- Directed by: Yannick Bellon
- Produced by: Yannick Bellon Marin Karmitz
- Starring: Nathalie Nell Alain Fourès Michèle Simonnet Pierre Arditi Daniel Auteuil Bernard Granger Alain Marcel Gilles Tamiz
- Cinematography: Georges Barsky Pierre-William Glenn
- Edited by: Janine See
- Music by: Aram Sedefian
- Release date: 11 January 1978;
- Running time: 115 min.
- Countries: France Belgium
- Language: French

= Rape of Love =

Rape of Love (also known as L'amour violé) is a 1978 French and Belgian drama film directed and produced by Yannick Bellon. This film has been music composed by Aram Sedefian. The film starring Nathalie Nell, Alain Fourès, Michèle Simonnet, Pierre Arditi and Daniel Auteuil in the lead roles.

==Plot==
Nicole, nurse in Grenoble, is raped one night by four men.

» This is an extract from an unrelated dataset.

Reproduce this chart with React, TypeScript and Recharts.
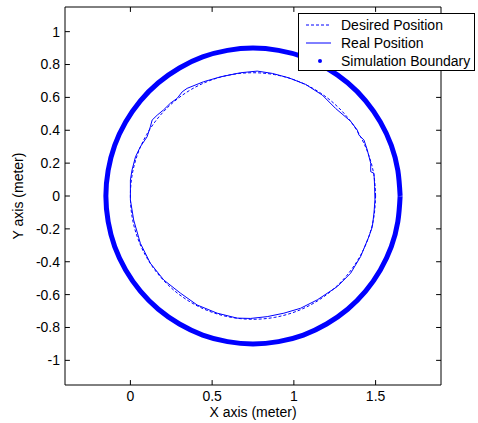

Deeply scarred, emotionally and physically, she thinks she will never recover from the trauma. Following a friend's advice, she decides to file a lawsuit.

==Cast==
- Nathalie Nell
- Alain Fourès
- Michèle Simonnet
- Pierre Arditi
- Daniel Auteuil
- Bernard Granger
- Alain Marcel
- Gilles Tamiz
- Catherine Stermann

==Production==
Nathalie Nell said that after the gang rape scene she felt the same feeling as her character. Inexplicably, she felt ashamed "of the film crew, of future viewers". For several days, she struggled against the horror she inspired in herself, against the desire to hide, to no longer exist.